SHORT TASK:
Copy out the data below as written; omit any images.
========
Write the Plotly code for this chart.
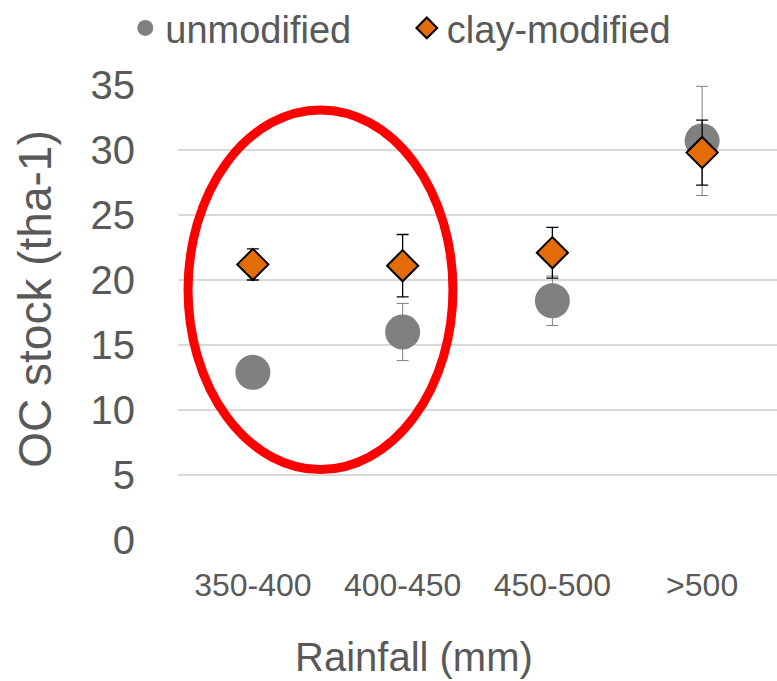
import plotly.graph_objects as go

categories = ["350-400", "400-450", "450-500", ">500"]
unmodified = [12.9, 16.0, 18.4, 30.7]
unmodified_err = [0.9, 2.2, 1.9, 4.2]
clay_modified = [21.2, 21.1, 22.1, 29.8]
clay_modified_err = [1.2, 2.4, 1.95, 2.5]
y_ticks = [0, 5, 10, 15, 20, 25, 30, 35]

# highlight ellipse (data coordinates: category index, y value)
ellipse_x = [-0.433, 1.336]
ellipse_y = [5.42, 33.08]

FONT = "Liberation Sans, Arial, sans-serif"
TXT = "#595959"

fig = go.Figure()
fig.add_trace(go.Scatter(
    x=categories, y=unmodified, mode="markers", name="unmodified", legend="legend",
    marker=dict(symbol="circle", size=35, color="#808080"),
    error_y=dict(type="data", array=unmodified_err, color="#7f7f7f", thickness=1, width=6),
))
fig.add_trace(go.Scatter(
    x=categories, y=clay_modified, mode="markers", name="clay-modified", legend="legend2",
    marker=dict(symbol="diamond", size=24, color="#e36c09", line=dict(color="black", width=2)),
    error_y=dict(type="data", array=clay_modified_err, color="black", thickness=1.3, width=6),
))

fig.add_shape(type="circle", xref="x", yref="y",
              x0=ellipse_x[0], x1=ellipse_x[1], y0=ellipse_y[0], y1=ellipse_y[1],
              line=dict(color="#ff0000", width=9), layer="above")

fig.add_annotation(text="Rainfall (mm)", xref="paper", yref="paper", x=0.394, y=-0.257,
                   xanchor="center", yanchor="middle",
                   showarrow=False, font=dict(family=FONT, size=40, color=TXT))
fig.add_annotation(text="OC stock (tha-1)", xref="paper", yref="paper", x=-0.239, y=0.53,
                   xanchor="center", yanchor="middle",
                   textangle=-90, showarrow=False, font=dict(family=FONT, size=46, color=TXT))

leg_common = dict(orientation="h", yanchor="top", y=1.194, xanchor="left",
                  font=dict(family=FONT, size=38, color=TXT), itemsizing="trace",
                  bgcolor="rgba(0,0,0,0)", borderwidth=0)

fig.update_layout(
    width=777, height=681,
    margin=dict(l=178, r=0, t=85, b=141, autoexpand=False),
    paper_bgcolor="white", plot_bgcolor="white",
    font=dict(family=FONT, color=TXT),
    showlegend=True,
    legend=dict(leg_common, x=-0.088),
    legend2=dict(leg_common, x=0.382),
    xaxis=dict(type="category", range=[-0.5, 3.5], showgrid=False, zeroline=False,
               showline=False, ticks="", tickfont=dict(family=FONT, size=32, color=TXT),
               ticklabelstandoff=23, fixedrange=True),
    yaxis=dict(range=[0, 35], tickvals=y_ticks, showgrid=True, gridcolor="#d9d9d9",
               gridwidth=2, zeroline=False, showline=False, ticks="",
               tickfont=dict(family=FONT, size=40, color=TXT), ticklabelstandoff=42,
               fixedrange=True),
)

fig.write_html("out.html")
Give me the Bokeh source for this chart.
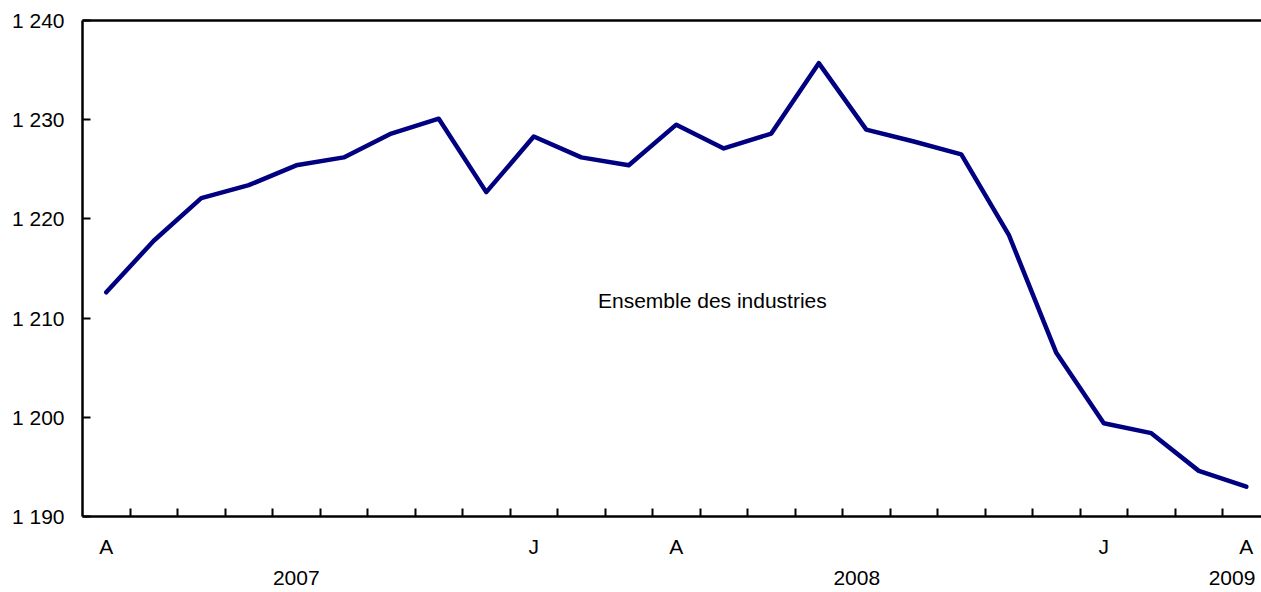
========
ANSWER BELOW:
Write the Plotly code for this chart.
import plotly.graph_objects as go

categories = ["350-400", "400-450", "450-500", ">500"]
unmodified = [12.9, 16.0, 18.4, 30.7]
unmodified_err = [0.9, 2.2, 1.9, 4.2]
clay_modified = [21.2, 21.1, 22.1, 29.8]
clay_modified_err = [1.2, 2.4, 1.95, 2.5]
y_ticks = [0, 5, 10, 15, 20, 25, 30, 35]

# highlight ellipse (data coordinates: category index, y value)
ellipse_x = [-0.433, 1.336]
ellipse_y = [5.42, 33.08]

FONT = "Liberation Sans, Arial, sans-serif"
TXT = "#595959"

fig = go.Figure()
fig.add_trace(go.Scatter(
    x=categories, y=unmodified, mode="markers", name="unmodified", legend="legend",
    marker=dict(symbol="circle", size=35, color="#808080"),
    error_y=dict(type="data", array=unmodified_err, color="#7f7f7f", thickness=1, width=6),
))
fig.add_trace(go.Scatter(
    x=categories, y=clay_modified, mode="markers", name="clay-modified", legend="legend2",
    marker=dict(symbol="diamond", size=24, color="#e36c09", line=dict(color="black", width=2)),
    error_y=dict(type="data", array=clay_modified_err, color="black", thickness=1.3, width=6),
))

fig.add_shape(type="circle", xref="x", yref="y",
              x0=ellipse_x[0], x1=ellipse_x[1], y0=ellipse_y[0], y1=ellipse_y[1],
              line=dict(color="#ff0000", width=9), layer="above")

fig.add_annotation(text="Rainfall (mm)", xref="paper", yref="paper", x=0.394, y=-0.257,
                   xanchor="center", yanchor="middle",
                   showarrow=False, font=dict(family=FONT, size=40, color=TXT))
fig.add_annotation(text="OC stock (tha-1)", xref="paper", yref="paper", x=-0.239, y=0.53,
                   xanchor="center", yanchor="middle",
                   textangle=-90, showarrow=False, font=dict(family=FONT, size=46, color=TXT))

leg_common = dict(orientation="h", yanchor="top", y=1.194, xanchor="left",
                  font=dict(family=FONT, size=38, color=TXT), itemsizing="trace",
                  bgcolor="rgba(0,0,0,0)", borderwidth=0)

fig.update_layout(
    width=777, height=681,
    margin=dict(l=178, r=0, t=85, b=141, autoexpand=False),
    paper_bgcolor="white", plot_bgcolor="white",
    font=dict(family=FONT, color=TXT),
    showlegend=True,
    legend=dict(leg_common, x=-0.088),
    legend2=dict(leg_common, x=0.382),
    xaxis=dict(type="category", range=[-0.5, 3.5], showgrid=False, zeroline=False,
               showline=False, ticks="", tickfont=dict(family=FONT, size=32, color=TXT),
               ticklabelstandoff=23, fixedrange=True),
    yaxis=dict(range=[0, 35], tickvals=y_ticks, showgrid=True, gridcolor="#d9d9d9",
               gridwidth=2, zeroline=False, showline=False, ticks="",
               tickfont=dict(family=FONT, size=40, color=TXT), ticklabelstandoff=42,
               fixedrange=True),
)

fig.write_html("out.html")
Give me the Bokeh source for this chart.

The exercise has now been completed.